Globale Erwärmung treibt Menschen in die Städte

Der Klimawandel führt langfristig dazu, dass mehr Menschen aus ländlichen Regionen in Städte ziehen. Das zeigt eine Studie des Wissenschaftszentrums Berlin für Sozialforschung (WZB), für die Marc Helbling und Daniel Meierrieks Daten von 118 Ländern zwischen 1960 und 2016 auswerteten. In diesem Zeitraum stieg die Temperatur durchschnittlich um ein Grad Celsius, während sich der Anteil der in Städten lebenden Bevölkerung fast verdoppelte: von 33 auf 59 Prozent. Aufgrund der Beständigkeit der klimabedingten Landflucht im Untersuchungszeitraum erwarten die Autoren, dass sich dieser Trend fortsetzt.

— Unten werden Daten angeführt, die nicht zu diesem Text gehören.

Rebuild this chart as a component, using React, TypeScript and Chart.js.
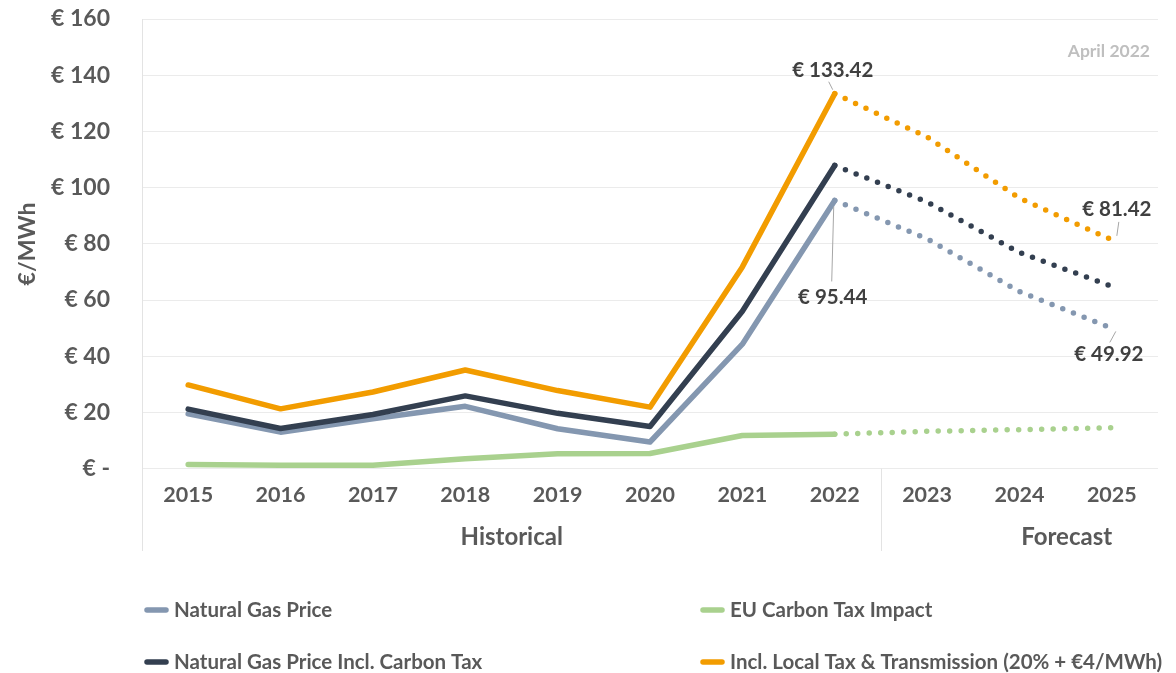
import React, { useEffect, useRef } from 'react';
import { Chart, registerables } from 'chart.js';

Chart.register(...registerables);

const years = ['2015', '2016', '2017', '2018', '2019', '2020', '2021', '2022', '2023', '2024', '2025'];
const naturalGasPrice = [19.5, 13.0, 17.8, 22.2, 14.2, 9.5, 44.3, 95.44, 81.8, 63.0, 49.92];
const euCarbonTax = [1.5, 1.2, 1.2, 3.5, 5.3, 5.4, 11.8, 12.3, 13.3, 13.9, 14.6];
const gasInclCarbon = [21.2, 14.3, 19.3, 25.9, 19.7, 15.0, 56.0, 107.9, 94.9, 76.9, 64.9];
const inclLocalTax = [29.8, 21.3, 27.3, 35.1, 27.8, 21.9, 71.8, 133.42, 118.0, 96.3, 81.42];
const yTickValues = [0, 20, 40, 60, 80, 100, 120, 140, 160];
const lastHistoricalIndex = 7;
const groupLabels = ['Historical', 'Forecast'];
const stampText = 'April 2022';
const axisTitle = '€/MWh';

const COLORS = {
  blue: '#8497B0',
  dark: '#333F50',
  green: '#A9D18E',
  orange: '#F29C00',
  text: '#595959',
  label: '#404040',
  grid: '#ebebeb',
};

const FONT = 'Lato, "Open Sans", sans-serif';

const legendItems = [
  { label: 'Natural Gas Price', color: COLORS.blue, col: 0, row: 0 },
  { label: 'EU Carbon Tax Impact', color: COLORS.green, col: 1, row: 0 },
  { label: 'Natural Gas Price Incl. Carbon Tax', color: COLORS.dark, col: 0, row: 1 },
  { label: 'Incl. Local Tax & Transmission (20% + €4/MWh)', color: COLORS.orange, col: 1, row: 1 },
];

const fmtEuro = (v: number) => '€ ' + v.toFixed(2);

const dottedSegment = {
  borderDash: (ctx: any) => (ctx.p0DataIndex >= lastHistoricalIndex ? [0, 11.5] : undefined),
};

const makeDataset = (label: string, data: number[], color: string) => ({
  label,
  data,
  borderColor: color,
  backgroundColor: color,
  borderWidth: 5.5,
  borderCapStyle: 'round' as const,
  borderJoinStyle: 'round' as const,
  pointRadius: 0,
  pointHoverRadius: 0,
  tension: 0,
  fill: false,
  segment: dottedSegment,
});

const extrasPlugin = {
  id: 'extras',
  afterDraw(chart: any) {
    const { ctx, chartArea, scales } = chart;
    const x = scales.x;
    ctx.save();

    // Left border line and divider
    ctx.strokeStyle = '#e3e3e3';
    ctx.lineWidth = 1;
    const bottomLine = 551;
    ctx.beginPath();
    ctx.moveTo(chartArea.left + 0.5, chartArea.top);
    ctx.lineTo(chartArea.left + 0.5, bottomLine);
    const divX = Math.round((x.getPixelForValue(lastHistoricalIndex) + x.getPixelForValue(lastHistoricalIndex + 1)) / 2) + 0.5;
    ctx.moveTo(divX, chartArea.bottom);
    ctx.lineTo(divX, bottomLine);
    ctx.stroke();

    // Group labels
    ctx.fillStyle = COLORS.text;
    ctx.font = `bold 24px ${FONT}`;
    ctx.textAlign = 'center';
    ctx.textBaseline = 'middle';
    ctx.fillText(groupLabels[0], (chartArea.left + divX) / 2, 537);
    ctx.fillText(groupLabels[1], (x.getPixelForValue(9) + x.getPixelForValue(10)) / 2 + 1, 537);

    // Axis title
    ctx.save();
    ctx.translate(28, 244);
    ctx.rotate(-Math.PI / 2);
    ctx.font = `bold 23px ${FONT}`;
    ctx.fillText(axisTitle, 0, 0);
    ctx.restore();

    // Stamp
    ctx.fillStyle = '#BFBFBF';
    ctx.font = `bold 17.5px ${FONT}`;
    ctx.textAlign = 'right';
    ctx.fillText(stampText, 1150, 51);

    // Data labels
    const orangeMeta = chart.getDatasetMeta(0);
    const blueMeta = chart.getDatasetMeta(3);
    const labels = [
      { pt: orangeMeta.data[lastHistoricalIndex], value: inclLocalTax[lastHistoricalIndex], dx: -2, dy: -23, l1: [-2, -4], l2: [-6, -12] },
      { pt: blueMeta.data[lastHistoricalIndex], value: naturalGasPrice[lastHistoricalIndex], dx: -2, dy: 97, l1: [-1, 6], l2: [-3, 81] },
      { pt: orangeMeta.data[10], value: inclLocalTax[10], dx: 5, dy: -30, l1: [5, -4], l2: [7, -18] },
      { pt: blueMeta.data[10], value: naturalGasPrice[10], dx: -3, dy: 26, l1: [4, 3], l2: [-2, 14] },
    ];
    ctx.font = `bold 20.5px ${FONT}`;
    ctx.textAlign = 'center';
    ctx.textBaseline = 'middle';
    labels.forEach((lb) => {
      const px = lb.pt.x;
      const py = lb.pt.y;
      ctx.strokeStyle = '#a6a6a6';
      ctx.lineWidth = 1;
      ctx.beginPath();
      ctx.moveTo(px + lb.l1[0], py + lb.l1[1]);
      ctx.lineTo(px + lb.l2[0], py + lb.l2[1]);
      ctx.stroke();
      ctx.fillStyle = COLORS.label;
      ctx.fillText(fmtEuro(lb.value), px + lb.dx, py + lb.dy);
    });

    // Legend
    const colX = [145, 701];
    const rowY = [610, 662];
    ctx.font = `bold 20.5px ${FONT}`;
    ctx.textAlign = 'left';
    ctx.textBaseline = 'middle';
    legendItems.forEach((it) => {
      const lx = colX[it.col];
      const ly = rowY[it.row];
      ctx.strokeStyle = it.color;
      ctx.lineWidth = 5.5;
      ctx.lineCap = 'round';
      ctx.beginPath();
      ctx.moveTo(lx + 2, ly);
      ctx.lineTo(lx + 21, ly);
      ctx.stroke();
      ctx.fillStyle = COLORS.text;
      ctx.fillText(it.label, lx + 29, ly);
    });

    ctx.restore();
  },
};

export default function App() {
  const canvasRef = useRef<HTMLCanvasElement | null>(null);

  useEffect(() => {
    document.body.style.margin = '0';
    const canvas = canvasRef.current;
    if (!canvas) return;
    const chart = new Chart(canvas, {
      type: 'line',
      data: {
        labels: years,
        datasets: [
          makeDataset('Incl. Local Tax & Transmission (20% + €4/MWh)', inclLocalTax, COLORS.orange),
          makeDataset('Natural Gas Price Incl. Carbon Tax', gasInclCarbon, COLORS.dark),
          makeDataset('EU Carbon Tax Impact', euCarbonTax, COLORS.green),
          makeDataset('Natural Gas Price', naturalGasPrice, COLORS.blue),
        ],
      },
      options: {
        responsive: false,
        devicePixelRatio: 1,
        animation: false,
        layout: { padding: { top: 19, right: 18, left: 0, bottom: 0 } },
        plugins: {
          legend: { display: false },
          tooltip: { enabled: false },
        },
        scales: {
          x: {
            offset: true,
            grid: { display: false, drawTicks: false },
            border: { display: false },
            ticks: {
              color: COLORS.text,
              font: { family: FONT, size: 21.5, weight: 'bold' },
              padding: 13.5,
              maxRotation: 0,
              autoSkip: false,
            },
            afterFit: (scale: any) => {
              scale.height = 204.3;
              scale.paddingLeft = 0;
              scale.paddingRight = 0;
            },
          },
          y: {
            min: 0,
            max: 160,
            afterBuildTicks: (scale: any) => {
              scale.ticks = yTickValues.map((v) => ({ value: v }));
            },
            grid: { color: COLORS.grid, drawTicks: false, lineWidth: 1 },
            border: { display: false },
            ticks: {
              color: COLORS.text,
              font: { family: FONT, size: 23, weight: 'bold' },
              padding: 32,
              callback: (v: any) => (Number(v) === 0 ? '€ -' : '€ ' + v),
            },
            afterFit: (scale: any) => {
              scale.width = 142;
              scale.paddingTop = 0;
              scale.paddingBottom = 0;
            },
          },
        },
      },
      plugins: [extrasPlugin],
    });
    return () => chart.destroy();
  }, []);

  return (
    <div style={{ width: 1176, height: 673, position: 'relative', background: '#fff' }}>
      <canvas ref={canvasRef} width={1176} height={673} style={{ display: 'block' }} />
    </div>
  );
}
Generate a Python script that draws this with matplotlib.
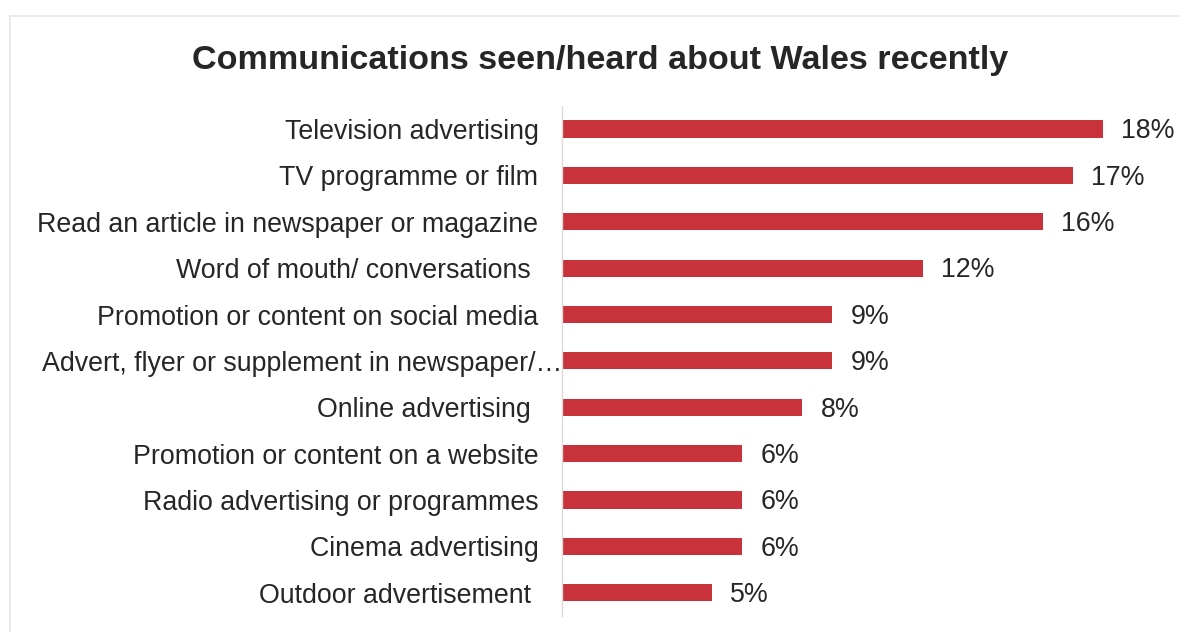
import matplotlib.pyplot as plt
from matplotlib.patches import Rectangle
from matplotlib.transforms import ScaledTranslation

# Share of respondents who recall each type of communication
categories = [
    "Television advertising",
    "TV programme or film",
    "Read an article in newspaper or magazine",
    "Word of mouth/ conversations ",
    "Promotion or content on social media",
    "Advert, flyer or supplement in newspaper/\u2026",
    "Online advertising ",
    "Promotion or content on a website",
    "Radio advertising or programmes",
    "Cinema advertising",
    "Outdoor advertisement ",
]
values = [18, 17, 16, 12, 9, 9, 8, 6, 6, 6, 5]

bar_color = "#C8323A"
text_color = "#262626"

plt.rcParams["font.family"] = ["Liberation Sans", "DejaVu Sans"]

fig = plt.figure(figsize=(11.79, 6.32), dpi=100)
fig.patch.set_facecolor("white")

# thin frame around the chart area
fig.patches.append(Rectangle((10 / 1179, -0.05), 1.2, 0.05 + (1 - 16 / 632),
                             transform=fig.transFigure, fill=False,
                             edgecolor="#e6e6e6", linewidth=1.2))

ax = fig.add_axes([562 / 1179, 16 / 632, 571 / 1179, (616 - 105.8) / 632])
y = list(range(len(categories)))
ax.barh(y, values, height=0.37, color=bar_color)
ax.set_ylim(len(categories) - 0.5, -0.5)
ax.set_xlim(0, 19)

ax.set_yticks(y)
ax.set_yticklabels(categories, fontsize=19.3, color=text_color)
ax.tick_params(axis="y", length=0, pad=17)
ax.set_xticks([])

# the truncated label runs right up to the axis line
for lbl in ax.get_yticklabels():
    if lbl.get_text().endswith("\u2026"):
        lbl.set_transform(lbl.get_transform()
                          + ScaledTranslation(0.24, 0, fig.dpi_scale_trans))

for s in ["top", "right", "bottom"]:
    ax.spines[s].set_visible(False)
ax.spines["left"].set_color("#d9d9d9")
ax.spines["left"].set_linewidth(1)

for yi, v in zip(y, values):
    ax.text(v + 0.6, yi + 0.05, f"{v}%", va="center", ha="left",
            fontsize=19.3, color=text_color)

fig.text(600 / 1179, 1 - 60 / 632, "Communications seen/heard about Wales recently",
         ha="center", va="center", fontsize=24.6, fontweight="bold", color=text_color)

fig.savefig("out.png", dpi=100)
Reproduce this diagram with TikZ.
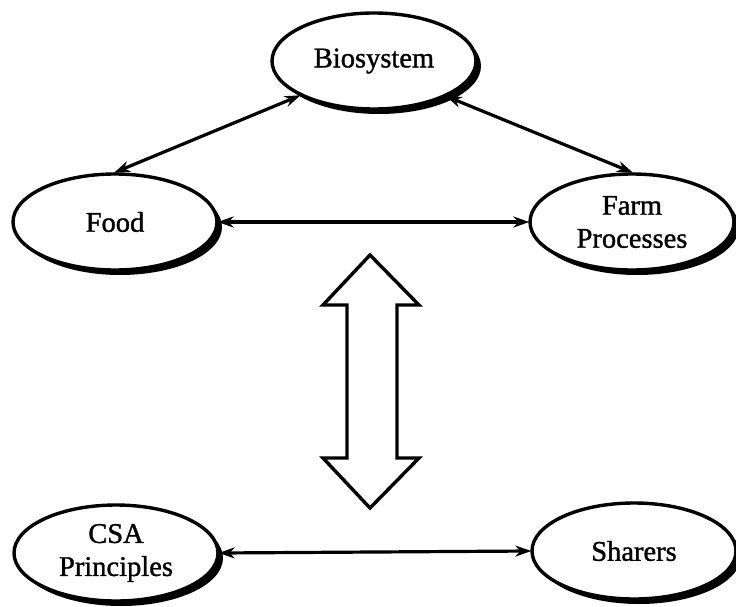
\documentclass[tikz,border=0pt]{standalone}
\usepackage{fontspec}
\setmainfont{Liberation Serif}
\newfontfamily\heavyserif{Liberation Serif}[FakeBold=1.2]
\usetikzlibrary{shapes.geometric,arrows.meta,shadows}
\begin{document}
\begin{tikzpicture}[x=1pt,y=-1pt,
  bubble/.style={ellipse, draw=black, line width=3.4pt, fill=white,
    minimum width=204pt, minimum height=96pt, inner sep=0pt, align=center,
    font=\heavyserif\fontsize{28.5}{33}\selectfont,
    drop shadow={shadow xshift=5pt, shadow yshift=-5pt, fill=black, opacity=1}},
  link/.style={line width=3.2pt, {Stealth[length=16pt,width=11pt]}-{Stealth[length=16pt,width=11pt]}, shorten <=-1pt, shorten >=-1pt},
  bigarrow/.style={draw=black, line width=3.4pt, fill=white, line join=miter}]
\useasboundingbox (0,0) rectangle (736,607);
\node[bubble] (bio) at (374,61) {Biosystem};
\node[bubble] (food) at (115,222) {Food};
\node[bubble] (farm) at (632,222) {Farm\\Processes};
\node[bubble] (csa) at (116,553) {CSA\\Principles};
\node[bubble] (share) at (634,551) {Sharers};
\draw[link] (bio.205) -- (food.north);
\draw[link] (bio.334) -- (farm.north);
\draw[link] (food.east) -- (farm.west);
\draw[link] (csa.east) -- (share.west);
\draw[bigarrow] (370,255) -- (419,305) -- (397,305) -- (397,458) -- (419,458) -- (370,508)
  -- (323,458) -- (347,458) -- (347,305) -- (323,305) -- cycle;
\end{tikzpicture}
\end{document}
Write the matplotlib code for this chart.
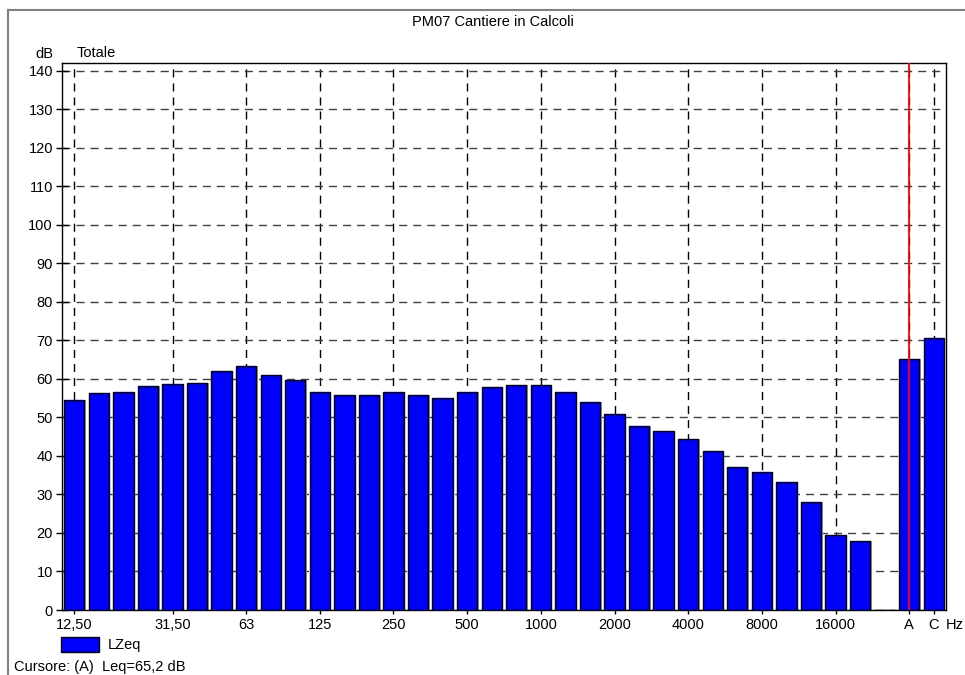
import matplotlib
matplotlib.use('Agg')
import matplotlib.pyplot as plt
from matplotlib.patches import Rectangle
from matplotlib.lines import Line2D
import matplotlib.transforms as mtransforms

##########
# data   #
##########
bands = ['12,50', '16', '20', '25', '31,50', '40', '50', '63', '80', '100',
         '125', '160', '200', '250', '315', '400', '500', '630', '800', '1000',
         '1250', '1600', '2000', '2500', '3150', '4000', '5000', '6300', '8000',
         '10000', '12500', '16000', '20000', '', 'A', 'C']
lzeq = [54.5, 56.3, 56.6, 58.2, 58.6, 58.8, 62.1, 63.3, 60.9, 59.7,
        56.6, 55.7, 55.8, 56.6, 55.8, 55.1, 56.6, 57.9, 58.3, 58.5,
        56.7, 54.0, 50.8, 47.8, 46.4, 44.4, 41.2, 37.2, 35.7,
        33.1, 28.1, 19.5, 17.9, 0.0, 65.2, 70.7]
labelled = ['12,50', '31,50', '63', '125', '250', '500', '1000', '2000',
            '4000', '8000', '16000', 'A', 'C']
y_ticks = [0, 10, 20, 30, 40, 50, 60, 70, 80, 90, 100, 110, 120, 130, 140]
cursor_band = 'A'
title = 'PM07 Cantiere in Calcoli'

####################
# plotting options #
####################
plt.rcParams['font.family'] = ['Liberation Sans', 'DejaVu Sans']
fs = 10.5
W, H = 965, 675

fig = plt.figure(figsize=(W / 100, H / 100), dpi=100)
ax = fig.add_axes([62 / W, 1 - 610 / H, (946 - 62) / W, (610 - 63) / H])

x = list(range(len(bands)))
# grey drop shadow then the bars
ax.bar([i + 0.06 for i in x], lzeq, width=0.83, color='#a0a0a0', linewidth=0, zorder=2)
ax.bar(x, lzeq, width=0.83, color='#0000ff', edgecolor='black', linewidth=1, zorder=3)

ax.set_xlim(-0.5, len(bands) - 0.5)
ax.set_ylim(0, 142)
ax.set_yticks(y_ticks)
ax.set_yticklabels([str(v) for v in y_ticks], fontsize=fs)
ticks = [bands.index(l) for l in labelled]
ax.set_xticks(ticks)
ax.set_xticklabels(labelled, fontsize=fs)
ax.tick_params(axis='y', direction='inout', length=9, width=1, pad=2)
ax.tick_params(axis='x', direction='inout', length=6, width=1, pad=3)

ax.set_axisbelow(True)
ax.yaxis.grid(True, color='#404040', linestyle=(0, (5.8, 4.3)), linewidth=1)
ax.xaxis.grid(True, color='black', linestyle=(0, (5.8, 4.3)), linewidth=1)
for s in ax.spines.values():
    s.set_linewidth(1)
    s.set_color('black')

# cursor line
ci = bands.index(cursor_band)
ax.axvline(ci, color='#ff0000', linewidth=1.3, zorder=6)

trans = mtransforms.blended_transform_factory(ax.transData, ax.transAxes)
fig.text(964 / W, 1 - 625 / H, 'Hz', ha='right', va='center', fontsize=fs)

# texts around the plot
fig.text(493 / W, 1 - 22 / H, title, ha='center', va='center', fontsize=fs)
fig.text(44 / W, 1 - 54 / H, 'dB', ha='center', va='center', fontsize=fs)
fig.text(77 / W, 1 - 53 / H, 'Totale', ha='left', va='center', fontsize=fs)

# legend
fig.add_artist(Rectangle((61 / W, 1 - 652 / H), 38 / W, 15 / H, transform=fig.transFigure,
                         facecolor='#0000ff', edgecolor='black', linewidth=1))
fig.text(108 / W, 1 - 645 / H, 'LZeq', ha='left', va='center', fontsize=fs)
fig.text(14 / W, 1 - 667 / H,
         'Cursore: (%s)  Leq=%s dB' % (cursor_band, format(lzeq[ci], '.1f').replace('.', ',')),
         ha='left', va='center', fontsize=fs)

# outer frame
fig.add_artist(Line2D([8 / W, 8 / W], [0, 1 - 10 / H], transform=fig.transFigure,
                      color='#808080', linewidth=1.5))
fig.add_artist(Line2D([8 / W, 1], [1 - 10 / H, 1 - 10 / H], transform=fig.transFigure,
                      color='#808080', linewidth=1.5))

plt.savefig('out.png', dpi=100)
plt.close('all')
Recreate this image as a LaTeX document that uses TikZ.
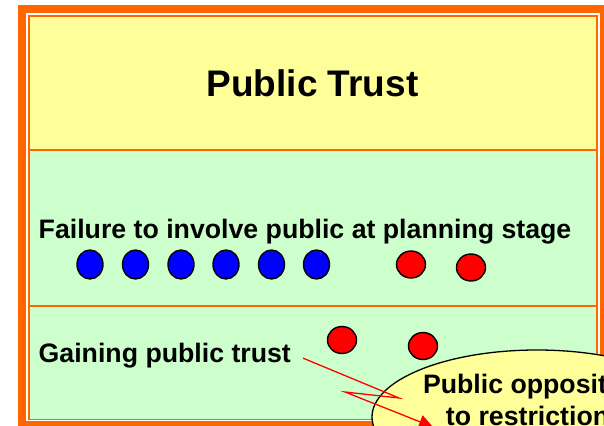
\documentclass[tikz,border=0pt]{standalone}
\usepackage{fontspec}
\setsansfont{Liberation Sans}
\usetikzlibrary{shapes.geometric,arrows.meta}
\definecolor{frameorange}{HTML}{FF6600}
\definecolor{paleyellow}{HTML}{FFFF99}
\definecolor{palegreen}{HTML}{CCFFCC}

\begin{document}
\begin{tikzpicture}[x=1pt,y=-1pt,font=\sffamily\bfseries,
txt/.style={inner sep=0pt,font=\sffamily\bfseries\fontsize{26.7}{32}\selectfont},
dot/.style={ellipse,draw=black,line width=1.4pt,inner sep=0pt,minimum width=26pt,minimum height=29pt},
bluedot/.style={dot,fill=blue},
reddot/.style={dot,fill=red,minimum width=29pt,minimum height=27pt},
zap/.style={draw=red,line width=1.3pt,-{Triangle[length=14pt,width=14pt]}}]
\clip (0,0) rectangle (604,425);
\fill[palegreen] (29,150) rectangle (597,419.5);
\fill[paleyellow] (29,16) rectangle (597,150);
\draw[frameorange,line width=8pt] (22,9) rectangle (604,425);
\draw[frameorange,line width=1.8pt] (29,16) rectangle (597,419.5);
\draw[frameorange,line width=2pt] (29,150) -- (597,150) (29,305.5) -- (597,305.5);
\node[inner sep=0pt,anchor=base,font=\sffamily\bfseries\fontsize{37}{44}\selectfont] (title) at (312.5,97) {Public Trust};
\node[txt,anchor=base west] (failure) at (38.5,238) {Failure to involve public at planning stage};
\foreach \x [count=\n] in {90,135.5,181,226,271.5,316.5}
  \node[bluedot] (b\n) at (\x,264.5) {};
\node[reddot] (r1) at (411,264.5) {};
\node[reddot] (r2) at (471,267.5) {};
\node[txt,anchor=base west] (gain) at (38.5,362) {Gaining public trust};
\node[reddot] (r3) at (342,340) {};
\node[reddot] (r4) at (423,346) {};
\node[ellipse,draw=black,line width=1.3pt,fill=paleyellow,minimum width=330pt,minimum height=134pt] (opp) at (537,417) {};
\node[txt,align=center,anchor=north] (opptext) at (535,373.5) {Public opposition\\to restrictions};
\coordinate (z1) at (399,398);
\coordinate (z2) at (345,392);
\coordinate (oppin) at (433,427);
\draw[zap] ([shift={(12,3)}]gain.east) -- (z1) -- (z2) -- (oppin);
\end{tikzpicture}
\end{document}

Das größte Städtewachstum beobachten die Forscher in armen Ländern, die in heißen Regionen liegen und zudem stark abhängig von der Landwirtschaft sind. Hier hat sich der Anteil der Stadtbevölkerung zum Teil verdreifacht, in Nigeria zum Beispiel von 15,4 Prozent (1960) auf 48,7 Prozent (2016).

Landflucht findet verstärkt statt, wenn die Landwirtschaft etwa durch Ernteausfälle beeinträchtigt ist oder der Bedarf der Menschen an öffentlicher Gesundheitsversorgung zunimmt, weil sich Krankheiten durch den Temperaturanstieg stärker ausbreiten. So befinden sich in den betroffenen Ländern zum Beispiel Fachärzte oder Krankenhäuser fast ausschließlich in Städten. Dadurch entsteht eine Dynamik, die für ein andauerndes Wachstum der Städte sorgt und zum Problem für arme Länder werden kann. Die Forscher stellen in fast allen afrikanischen Ländern südlich der Sahara (z. B. Burkina Faso und Nigeria), aber auch in Entwicklungsländern in Lateinamerika und Asien (z. B. Paraguay und Indonesien) fest, dass die volkswirtschaftlichen Nachteile wie Slumbildung oder eine Überlastung der Infrastruktur die Vorteile der Verstädterung wie die örtliche Ballung von Arbeitskräften und geringere Transportkosten überwiegen.

Nach Einschätzung der Autoren kann eine anhaltend starke Landflucht in ärmeren Ländern die internationale Migration in reichere Länder verstärken, da Städte in ärmeren Ländern hierfür wichtige Drehscheiben sind. Reichere Länder sollten daher Entwicklungs- und Technologiehilfe leisten, um eine anhaltende Verstädterung in diesen Ländern zu verringern und die Menschen in den ländlichen Regionen zu unterstützen. Die Forscher empfehlen, vor allem den Zugang zu öffentlichen Gütern wie etwa zur Gesundheitsversorgung in den ländlichen Regionen betroffener Länder zu verbessern. Darüber hinaus müssten weltweit die Treibhausgasemissionen erheblich reduziert werden, um die Auswirkungen der globalen Erwärmung einzudämmen.

Die Studie „Global warming and urbanization“ ist im Journal of Population Economics erschienen und steht als Open-Access-Publikation hier zu Verfügung.

Daniel Meierrieks ist wissenschaftlicher Mitarbeiter der Abteilung Migration, Integration, Transnationalisierung am WZB. Marc Helbling forscht als WZB Fellow ebenfalls in der Abteilung.